Short task
Sort through the data and copy the lines holding the word "this".

Dataset records:
··········

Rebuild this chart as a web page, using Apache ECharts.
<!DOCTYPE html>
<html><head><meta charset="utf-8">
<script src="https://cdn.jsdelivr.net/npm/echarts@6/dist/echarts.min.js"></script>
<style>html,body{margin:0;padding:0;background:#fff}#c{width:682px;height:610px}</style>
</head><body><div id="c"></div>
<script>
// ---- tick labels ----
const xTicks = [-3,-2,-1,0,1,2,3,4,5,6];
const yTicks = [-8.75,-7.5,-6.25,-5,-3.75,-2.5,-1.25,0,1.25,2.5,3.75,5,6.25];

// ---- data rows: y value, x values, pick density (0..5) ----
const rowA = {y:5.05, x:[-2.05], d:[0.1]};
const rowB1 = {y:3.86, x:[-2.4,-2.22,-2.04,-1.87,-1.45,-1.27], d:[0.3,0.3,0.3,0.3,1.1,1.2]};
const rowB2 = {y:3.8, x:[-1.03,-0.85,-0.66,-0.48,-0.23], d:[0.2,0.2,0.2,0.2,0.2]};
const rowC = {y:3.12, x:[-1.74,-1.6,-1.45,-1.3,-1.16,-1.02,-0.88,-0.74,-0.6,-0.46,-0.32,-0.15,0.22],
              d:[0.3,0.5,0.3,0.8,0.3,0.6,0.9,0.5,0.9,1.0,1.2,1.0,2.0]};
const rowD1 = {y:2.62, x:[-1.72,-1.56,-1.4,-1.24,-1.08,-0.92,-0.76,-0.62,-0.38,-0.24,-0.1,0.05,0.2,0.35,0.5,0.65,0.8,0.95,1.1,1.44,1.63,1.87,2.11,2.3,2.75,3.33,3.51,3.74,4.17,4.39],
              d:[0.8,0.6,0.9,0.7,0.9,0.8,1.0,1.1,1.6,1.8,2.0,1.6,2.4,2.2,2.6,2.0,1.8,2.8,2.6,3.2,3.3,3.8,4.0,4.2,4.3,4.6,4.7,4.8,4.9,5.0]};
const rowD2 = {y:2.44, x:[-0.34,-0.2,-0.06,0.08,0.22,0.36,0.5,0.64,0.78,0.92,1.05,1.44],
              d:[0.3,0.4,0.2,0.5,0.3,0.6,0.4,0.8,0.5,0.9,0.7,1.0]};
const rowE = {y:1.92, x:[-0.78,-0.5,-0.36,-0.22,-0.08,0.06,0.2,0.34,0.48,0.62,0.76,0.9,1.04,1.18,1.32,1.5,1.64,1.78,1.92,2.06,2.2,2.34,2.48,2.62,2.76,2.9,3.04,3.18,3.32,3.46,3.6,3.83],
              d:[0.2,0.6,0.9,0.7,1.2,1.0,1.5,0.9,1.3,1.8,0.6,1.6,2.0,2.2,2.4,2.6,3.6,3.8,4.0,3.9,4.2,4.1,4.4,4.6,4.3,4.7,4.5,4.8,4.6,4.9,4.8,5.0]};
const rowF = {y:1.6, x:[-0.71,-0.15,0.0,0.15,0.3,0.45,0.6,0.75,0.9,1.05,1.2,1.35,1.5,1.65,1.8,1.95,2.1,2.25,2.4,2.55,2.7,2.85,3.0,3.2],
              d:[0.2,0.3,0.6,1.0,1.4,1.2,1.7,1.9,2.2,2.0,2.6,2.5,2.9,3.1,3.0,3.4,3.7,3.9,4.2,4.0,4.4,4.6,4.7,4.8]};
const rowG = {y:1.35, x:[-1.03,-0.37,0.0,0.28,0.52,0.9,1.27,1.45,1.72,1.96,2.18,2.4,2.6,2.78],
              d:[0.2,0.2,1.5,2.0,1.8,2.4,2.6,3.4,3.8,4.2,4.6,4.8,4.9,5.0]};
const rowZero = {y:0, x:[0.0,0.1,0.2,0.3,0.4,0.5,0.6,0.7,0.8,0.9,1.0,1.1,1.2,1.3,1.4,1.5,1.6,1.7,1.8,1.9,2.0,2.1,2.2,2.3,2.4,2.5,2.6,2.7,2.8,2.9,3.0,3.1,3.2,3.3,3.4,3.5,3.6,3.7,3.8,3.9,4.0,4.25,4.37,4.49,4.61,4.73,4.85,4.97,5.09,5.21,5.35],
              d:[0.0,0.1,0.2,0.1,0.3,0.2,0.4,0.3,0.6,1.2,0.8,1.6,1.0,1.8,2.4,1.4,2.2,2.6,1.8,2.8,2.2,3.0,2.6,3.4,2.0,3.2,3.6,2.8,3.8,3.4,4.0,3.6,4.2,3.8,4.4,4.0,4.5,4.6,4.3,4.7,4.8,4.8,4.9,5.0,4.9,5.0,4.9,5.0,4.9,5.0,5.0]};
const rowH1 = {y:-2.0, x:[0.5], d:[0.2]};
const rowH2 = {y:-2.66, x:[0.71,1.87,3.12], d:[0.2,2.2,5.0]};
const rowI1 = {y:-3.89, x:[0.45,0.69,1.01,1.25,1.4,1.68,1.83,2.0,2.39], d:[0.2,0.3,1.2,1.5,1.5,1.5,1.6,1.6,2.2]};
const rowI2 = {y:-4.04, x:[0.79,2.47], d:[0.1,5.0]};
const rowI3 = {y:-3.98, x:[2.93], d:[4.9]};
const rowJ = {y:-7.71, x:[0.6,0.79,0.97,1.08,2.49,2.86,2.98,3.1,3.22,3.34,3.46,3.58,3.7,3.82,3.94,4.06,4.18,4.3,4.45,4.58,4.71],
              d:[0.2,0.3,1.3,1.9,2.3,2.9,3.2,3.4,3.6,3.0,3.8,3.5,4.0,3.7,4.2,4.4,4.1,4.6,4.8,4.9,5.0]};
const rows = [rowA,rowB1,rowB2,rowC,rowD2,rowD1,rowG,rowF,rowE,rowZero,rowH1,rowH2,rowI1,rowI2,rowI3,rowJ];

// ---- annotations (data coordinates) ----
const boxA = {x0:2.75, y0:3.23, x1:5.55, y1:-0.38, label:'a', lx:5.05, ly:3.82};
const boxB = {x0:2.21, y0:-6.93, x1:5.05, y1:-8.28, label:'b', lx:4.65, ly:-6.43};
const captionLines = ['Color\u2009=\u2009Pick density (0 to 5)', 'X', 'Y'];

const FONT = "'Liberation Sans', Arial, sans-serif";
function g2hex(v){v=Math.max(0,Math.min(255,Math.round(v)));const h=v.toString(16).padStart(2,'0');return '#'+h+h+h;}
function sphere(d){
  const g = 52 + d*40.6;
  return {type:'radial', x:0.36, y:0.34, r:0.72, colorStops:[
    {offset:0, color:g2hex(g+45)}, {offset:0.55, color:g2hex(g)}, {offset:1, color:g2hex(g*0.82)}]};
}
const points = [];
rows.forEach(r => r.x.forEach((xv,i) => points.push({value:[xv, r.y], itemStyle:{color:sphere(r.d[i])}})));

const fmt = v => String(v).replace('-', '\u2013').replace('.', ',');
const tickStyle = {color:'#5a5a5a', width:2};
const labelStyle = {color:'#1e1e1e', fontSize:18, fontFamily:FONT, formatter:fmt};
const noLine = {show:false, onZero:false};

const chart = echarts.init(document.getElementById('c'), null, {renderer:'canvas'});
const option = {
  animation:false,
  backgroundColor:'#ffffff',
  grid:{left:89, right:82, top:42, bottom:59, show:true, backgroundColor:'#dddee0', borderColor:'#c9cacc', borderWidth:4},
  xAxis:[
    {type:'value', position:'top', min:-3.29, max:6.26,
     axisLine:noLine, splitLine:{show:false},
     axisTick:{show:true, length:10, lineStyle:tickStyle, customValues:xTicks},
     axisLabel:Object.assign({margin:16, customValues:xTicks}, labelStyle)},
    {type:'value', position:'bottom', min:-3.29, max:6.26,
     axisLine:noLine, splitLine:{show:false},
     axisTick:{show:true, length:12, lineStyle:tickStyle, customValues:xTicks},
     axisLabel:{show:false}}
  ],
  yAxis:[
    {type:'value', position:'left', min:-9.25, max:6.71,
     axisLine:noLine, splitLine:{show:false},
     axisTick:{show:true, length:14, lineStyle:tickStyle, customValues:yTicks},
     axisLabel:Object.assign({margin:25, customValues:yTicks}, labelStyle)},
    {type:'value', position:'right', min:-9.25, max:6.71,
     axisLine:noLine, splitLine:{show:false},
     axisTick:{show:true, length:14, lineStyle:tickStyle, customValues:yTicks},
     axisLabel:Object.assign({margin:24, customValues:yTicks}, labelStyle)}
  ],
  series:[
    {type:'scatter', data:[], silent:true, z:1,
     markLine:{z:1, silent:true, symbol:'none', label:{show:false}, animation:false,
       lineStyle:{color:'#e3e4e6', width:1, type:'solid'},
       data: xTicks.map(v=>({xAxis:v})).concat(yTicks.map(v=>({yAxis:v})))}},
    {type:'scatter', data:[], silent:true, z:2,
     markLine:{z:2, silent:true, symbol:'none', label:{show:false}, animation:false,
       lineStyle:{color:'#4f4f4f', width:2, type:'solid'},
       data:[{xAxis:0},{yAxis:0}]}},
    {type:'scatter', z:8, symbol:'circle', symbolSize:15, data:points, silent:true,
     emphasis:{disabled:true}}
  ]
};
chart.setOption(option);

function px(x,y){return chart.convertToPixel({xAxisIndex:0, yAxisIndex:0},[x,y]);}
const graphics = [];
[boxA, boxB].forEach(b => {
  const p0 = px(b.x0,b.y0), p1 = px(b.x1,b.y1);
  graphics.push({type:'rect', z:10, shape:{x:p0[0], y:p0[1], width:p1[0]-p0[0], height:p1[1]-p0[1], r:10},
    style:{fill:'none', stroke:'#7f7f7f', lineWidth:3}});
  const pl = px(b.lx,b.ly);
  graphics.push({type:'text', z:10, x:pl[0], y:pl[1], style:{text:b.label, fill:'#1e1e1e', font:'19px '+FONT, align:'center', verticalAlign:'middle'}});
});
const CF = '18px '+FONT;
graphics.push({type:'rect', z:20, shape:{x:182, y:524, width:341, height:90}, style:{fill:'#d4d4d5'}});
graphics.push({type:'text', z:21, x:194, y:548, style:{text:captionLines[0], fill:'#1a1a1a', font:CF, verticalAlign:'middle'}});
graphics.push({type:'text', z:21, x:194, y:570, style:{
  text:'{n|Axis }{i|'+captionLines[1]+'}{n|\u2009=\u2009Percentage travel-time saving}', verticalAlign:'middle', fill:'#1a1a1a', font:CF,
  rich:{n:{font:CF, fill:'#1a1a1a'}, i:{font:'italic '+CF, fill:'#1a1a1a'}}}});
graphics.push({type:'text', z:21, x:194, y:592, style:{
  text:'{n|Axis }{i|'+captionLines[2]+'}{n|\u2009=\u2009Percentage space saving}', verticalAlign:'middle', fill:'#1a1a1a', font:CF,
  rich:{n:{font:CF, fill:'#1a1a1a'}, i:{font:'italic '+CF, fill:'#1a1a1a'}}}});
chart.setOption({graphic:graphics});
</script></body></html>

··········

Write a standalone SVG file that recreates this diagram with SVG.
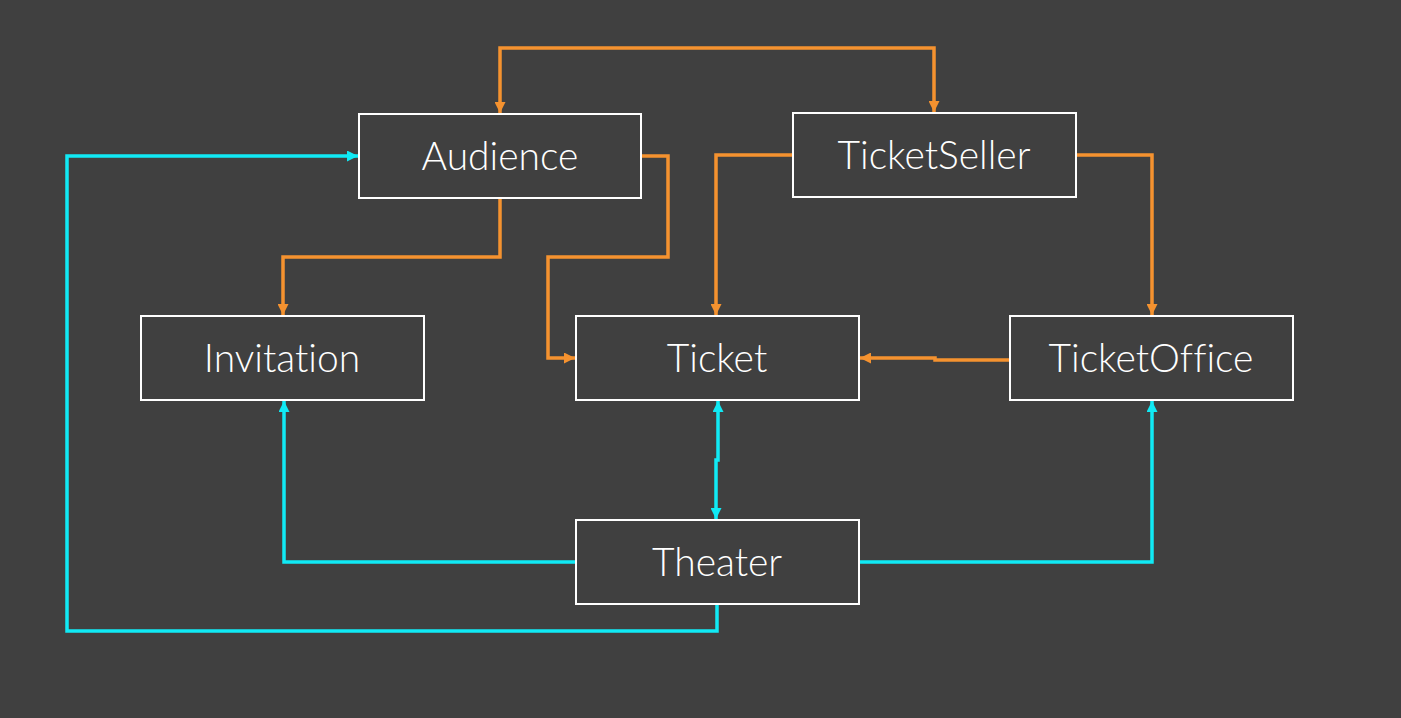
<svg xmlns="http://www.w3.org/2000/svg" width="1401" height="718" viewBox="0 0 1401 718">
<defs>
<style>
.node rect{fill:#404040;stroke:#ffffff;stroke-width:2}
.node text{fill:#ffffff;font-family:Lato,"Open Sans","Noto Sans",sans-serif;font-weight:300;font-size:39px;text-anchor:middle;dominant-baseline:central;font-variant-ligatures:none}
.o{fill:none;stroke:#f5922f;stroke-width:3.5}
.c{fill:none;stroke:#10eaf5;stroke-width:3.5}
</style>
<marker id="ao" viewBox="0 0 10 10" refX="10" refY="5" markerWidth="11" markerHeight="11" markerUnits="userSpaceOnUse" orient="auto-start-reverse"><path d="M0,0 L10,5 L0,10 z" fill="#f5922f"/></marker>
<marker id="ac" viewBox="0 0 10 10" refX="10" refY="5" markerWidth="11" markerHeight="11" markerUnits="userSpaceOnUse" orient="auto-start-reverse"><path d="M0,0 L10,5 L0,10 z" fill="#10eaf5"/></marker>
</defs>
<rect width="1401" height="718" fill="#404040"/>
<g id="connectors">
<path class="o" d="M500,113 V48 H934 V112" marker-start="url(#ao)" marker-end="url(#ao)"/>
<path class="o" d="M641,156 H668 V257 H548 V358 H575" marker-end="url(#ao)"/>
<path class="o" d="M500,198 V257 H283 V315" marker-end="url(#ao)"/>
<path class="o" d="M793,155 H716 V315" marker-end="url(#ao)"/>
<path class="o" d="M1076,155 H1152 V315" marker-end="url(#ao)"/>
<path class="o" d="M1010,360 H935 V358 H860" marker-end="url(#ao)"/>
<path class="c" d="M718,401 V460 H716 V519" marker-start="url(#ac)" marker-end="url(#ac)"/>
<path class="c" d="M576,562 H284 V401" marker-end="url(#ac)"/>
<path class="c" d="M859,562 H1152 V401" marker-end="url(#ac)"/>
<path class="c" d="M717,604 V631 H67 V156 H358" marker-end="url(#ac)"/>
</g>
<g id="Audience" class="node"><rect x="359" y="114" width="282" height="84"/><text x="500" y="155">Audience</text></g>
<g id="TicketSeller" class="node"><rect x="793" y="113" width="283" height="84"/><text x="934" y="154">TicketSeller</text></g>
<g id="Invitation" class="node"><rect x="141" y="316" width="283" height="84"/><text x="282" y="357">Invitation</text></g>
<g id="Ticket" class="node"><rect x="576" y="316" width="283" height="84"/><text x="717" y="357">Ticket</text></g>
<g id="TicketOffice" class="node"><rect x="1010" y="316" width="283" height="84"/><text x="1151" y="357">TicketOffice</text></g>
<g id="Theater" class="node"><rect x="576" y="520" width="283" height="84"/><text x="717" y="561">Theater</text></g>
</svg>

··········

Finished exercise
Rebuild this chart as a web page, using Apache ECharts.
Write a standalone SVG file that recreates this diagram with SVG.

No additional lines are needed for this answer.